Sollte das der Weg der nächsten Tage sein, dann könnte es in etwa so laufen: Seehofer kündigt am Sonntagabend oder Montag einseitige nationale Zurückweisungen an der Grenze an - und Merkel verzichtet auf eine direkte Reaktion, sondern beantragt für Mittwoch oder Donnerstag die Vertrauensfrage.

Um diese Abstimmung nicht im Allgemeinen zu halten, könnte sie diese mit einer Definition ihrer Flüchtlingspolitik verbinden. Dabei würde sie nicht die Abläufe von 2015 zur Abstimmung stellen, sondern wahrscheinlich sehr viele Punkte aus Seehofers Plan als eigene Positionen verkaufen, ergänzt mit dem Zusatz, dass ansonsten das gelte, was sie in Brüssel erreicht habe, ohne nationale Alleingänge.

Eine Vertrauensfrage hat zwei zentrale Elemente: Zuletzt fand sie immer per namentlicher Abstimmung statt. Das bedeutet: Jeder und jede Abgeordnete muss eindeutig Farbe bekennen. Es wird also deutlich, wer hier wem kündigt. Außerdem kann die Kanzlerin bei einer Niederlage beim Bundespräsidenten die Auflösung des Parlaments beantragen. Sie muss aber nicht.

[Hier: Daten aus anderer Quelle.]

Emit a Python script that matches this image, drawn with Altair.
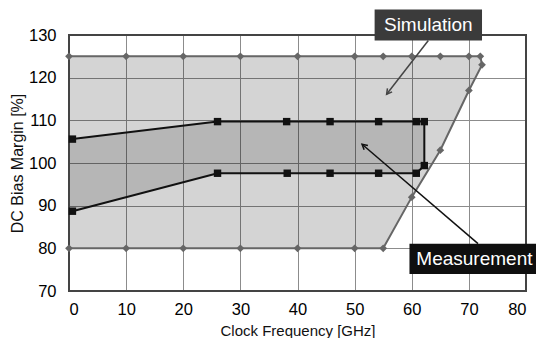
import altair as alt
import pandas as pd

# Simulation boundary (outline order)
sim_x = [0, 10, 20, 30, 40, 50, 55, 60, 65, 70, 72, 72.3, 70, 65, 60, 55, 50, 40, 30, 20, 10, 0]
sim_y = [125, 125, 125, 125, 125, 125, 125, 125, 125, 125, 125, 123, 117, 103, 92, 80, 80, 80, 80, 80, 80, 80]

# Simulation right edge (for the fill, as function of y)
sim_edge_y = [80, 92, 103, 117, 123, 125]
sim_edge_x = [55, 60, 65, 70, 72.3, 72]

# Measurement boundary (outline order)
meas_x = [0.6, 26, 38.1, 45.7, 54.2, 60.8, 62.2, 62.2, 60.8, 54.2, 45.7, 38.2, 26, 0.6]
meas_y = [105.6, 109.7, 109.7, 109.7, 109.7, 109.7, 109.7, 99.4, 97.6, 97.6, 97.6, 97.6, 97.6, 88.7]

# Measurement fill (top / bottom as function of x)
meas_fx = [0, 0.6, 26, 60.8, 62.2]
meas_top = [105.5, 105.6, 109.7, 109.7, 109.7]
meas_bot = [88.5, 88.7, 97.6, 97.6, 99.4]

# Annotations
labels = ["Simulation", "Measurement"]
box_x1 = [53.5, 59.6]
box_x2 = [72.3, 82]
box_y1 = [128.7, 74.0]
box_y2 = [136.0, 81.1]
text_x = [62.9, 60.8]
text_y = [132.3, 77.5]
arrow_x1 = [62.9, 71.6]
arrow_y1 = [128.7, 81.1]
arrow_x2 = [55.6, 51.3]
arrow_y2 = [116.1, 104.4]

X = alt.Scale(domain=[0, 80], nice=False)
Y = alt.Scale(domain=[70, 130], nice=False)
FONT = "Liberation Sans"

sim_df = pd.DataFrame({"x": sim_x, "y": sim_y, "o": range(len(sim_x))})
meas_df = pd.DataFrame({"x": meas_x, "y": meas_y, "o": range(len(meas_x))})
sim_fill_df = pd.DataFrame({"y": sim_edge_y, "x": sim_edge_x, "x0": [0] * len(sim_edge_y)})
meas_fill_df = pd.DataFrame({"x": meas_fx, "top": meas_top, "bot": meas_bot})
ann_df = pd.DataFrame({"label": labels, "bx1": box_x1, "bx2": box_x2, "by1": box_y1, "by2": box_y2,
                       "tx": text_x, "ty": text_y, "ax1": arrow_x1, "ay1": arrow_y1,
                       "ax2": arrow_x2, "ay2": arrow_y2})

xaxis = alt.Axis(values=list(range(0, 81, 10)), title="Clock Frequency [GHz]", ticks=False, domain=False,
                 grid=True, gridColor="#8c8c8c", gridWidth=1, labelFontSize=16.5, labelFont=FONT,
                 labelColor="#000", labelPadding=10, titleFont=FONT, titleFontSize=15,
                 titleFontWeight="normal", titleColor="#111", titlePadding=6)
yaxis = alt.Axis(values=list(range(70, 131, 10)), title="DC Bias Margin [%]", ticks=False, domain=False,
                 grid=True, gridColor="#8c8c8c", gridWidth=1, labelFontSize=16.5, labelFont=FONT,
                 labelColor="#000", labelPadding=13, titleFont=FONT, titleFontSize=16,
                 titleFontWeight="normal", titleColor="#111", titlePadding=3)

sim_fill = alt.Chart(sim_fill_df).mark_area(orient="horizontal", color="#000000", opacity=0.17).encode(
    y=alt.Y("y:Q", scale=Y, axis=yaxis),
    x=alt.X("x:Q", scale=X, axis=xaxis),
    x2="x0:Q",
)
meas_fill = alt.Chart(meas_fill_df).mark_area(color="#000000", opacity=0.14).encode(
    x=alt.X("x:Q", scale=X),
    y=alt.Y("top:Q", scale=Y),
    y2="bot:Q",
)
frame = alt.Chart(sim_fill_df).mark_rect(fill=None, stroke="#444444", strokeWidth=2, clip=False).encode(
    x=alt.value(0), x2=alt.value("width"), y=alt.value(0), y2=alt.value("height"))
sim_line = alt.Chart(sim_df).mark_line(color="#666666", strokeWidth=2).encode(
    x=alt.X("x:Q", scale=X), y=alt.Y("y:Q", scale=Y), order="o:Q")
sim_pts = alt.Chart(sim_df).mark_point(shape="diamond", filled=True, color="#666666", size=60, opacity=1).encode(
    x=alt.X("x:Q", scale=X), y=alt.Y("y:Q", scale=Y))
meas_line = alt.Chart(meas_df).mark_line(color="#111111", strokeWidth=2).encode(
    x=alt.X("x:Q", scale=X), y=alt.Y("y:Q", scale=Y), order="o:Q")
meas_pts = alt.Chart(meas_df).mark_point(shape="square", filled=True, color="#111111", size=55, opacity=1).encode(
    x=alt.X("x:Q", scale=X), y=alt.Y("y:Q", scale=Y))

arrow_colors = alt.Scale(domain=labels, range=["#444444", "#111111"])
arrows = alt.Chart(ann_df).mark_rule(strokeWidth=1.5, clip=False).encode(
    x=alt.X("ax1:Q", scale=X), y=alt.Y("ay1:Q", scale=Y), x2="ax2:Q", y2="ay2:Q",
    color=alt.Color("label:N", scale=arrow_colors, legend=None))
heads = alt.Chart(ann_df).mark_point(shape="M -0.55 1 L 0 0 L 0.55 1", filled=False, strokeWidth=1.5,
                                     size=110, opacity=1, clip=False).encode(
    x=alt.X("ax2:Q", scale=X), y=alt.Y("ay2:Q", scale=Y),
    color=alt.Color("label:N", scale=arrow_colors, legend=None),
    angle=alt.Angle("label:N", scale=alt.Scale(domain=labels, range=[217, 311]), legend=None))
boxes = alt.Chart(ann_df).mark_rect(clip=False).encode(
    x=alt.X("bx1:Q", scale=X), x2="bx2:Q", y=alt.Y("by1:Q", scale=Y), y2="by2:Q",
    fill=alt.Fill("label:N", scale=alt.Scale(domain=labels, range=["#3b3b3b", "#0f0f0f"]), legend=None))
sim_text = alt.Chart(ann_df[ann_df.label == "Simulation"]).mark_text(
    color="white", font=FONT, fontSize=19, align="center", baseline="middle", clip=False).encode(
    x=alt.X("tx:Q", scale=X), y=alt.Y("ty:Q", scale=Y), text="label:N")
meas_text = alt.Chart(ann_df[ann_df.label == "Measurement"]).mark_text(
    color="white", font=FONT, fontSize=19, align="left", baseline="middle", clip=False).encode(
    x=alt.X("tx:Q", scale=X), y=alt.Y("ty:Q", scale=Y), text="label:N")

chart = alt.layer(sim_fill, meas_fill, frame, sim_line, meas_line, sim_pts, meas_pts,
                  arrows, heads, boxes, sim_text, meas_text).properties(
    width=457, height=256,
    autosize=alt.AutoSizeParams(type="none"),
    padding={"left": 69, "top": 35, "right": 10, "bottom": 47},
    background="white",
).configure_view(stroke=None)

chart.save("out.html", embed_options={"renderer": "svg", "actions": False})
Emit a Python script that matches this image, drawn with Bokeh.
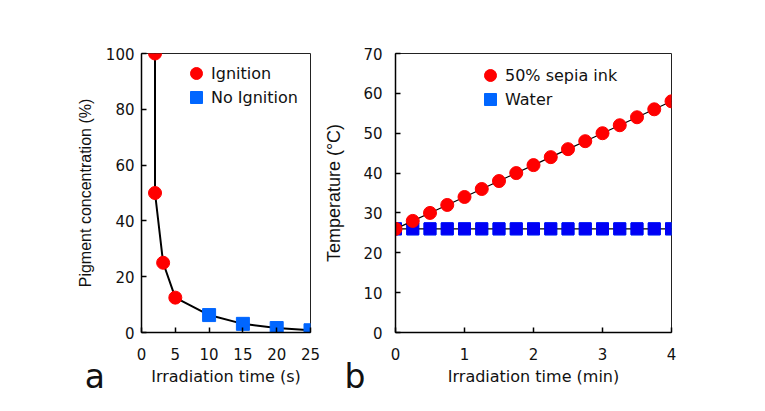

Ob das für Merkel im Fall einer Niederlage wirklich eine Option sein könnte, glauben allerdings die wenigsten. Deshalb würde sich dann viel eher die Frage stellen, ob sie selbst zurücktreten oder eine Gruppe der mächtigsten Christdemokraten sie dazu auffordern würde.

Noch allerdings sieht es am Sonntagmittag nicht danach aus. Zu deutlich haben sich zwei der wichtigsten Ministerpräsidenten und stellvertretenden Parteivorsitzenden hinter sie stellt: Hessens Regierungschef Volker Bouffier und sein Kollege Armin Laschet aus Nordrhein-Westfalen.

Kommt es am Ende trotzdem zum Bruch, bliebe Merkel neben der Vertrauensfrage noch eine zweite Variante: ein Sonderparteitag der CDU. So wie Gerhard Schröder es mit seiner Agenda 2010 auch gemacht hatte.

Die sichere Rettung wäre das für die Kanzlerin allerdings auch nicht. Ein gutes Ergebnis würde ihr massiv den Rücken stärken. An ein solches Resultat glauben derzeit aber nicht allzu viele. Sie halten ein knappes Ergebnis für wahrscheinlicher. Und dann?

Dann könnten die mühsamen Vorwärtsbewegungen der letzten Monate noch viele Monate weiter gehen. Das ist eine Variante, die praktisch keinem der Beteiligten gefallen dürfte.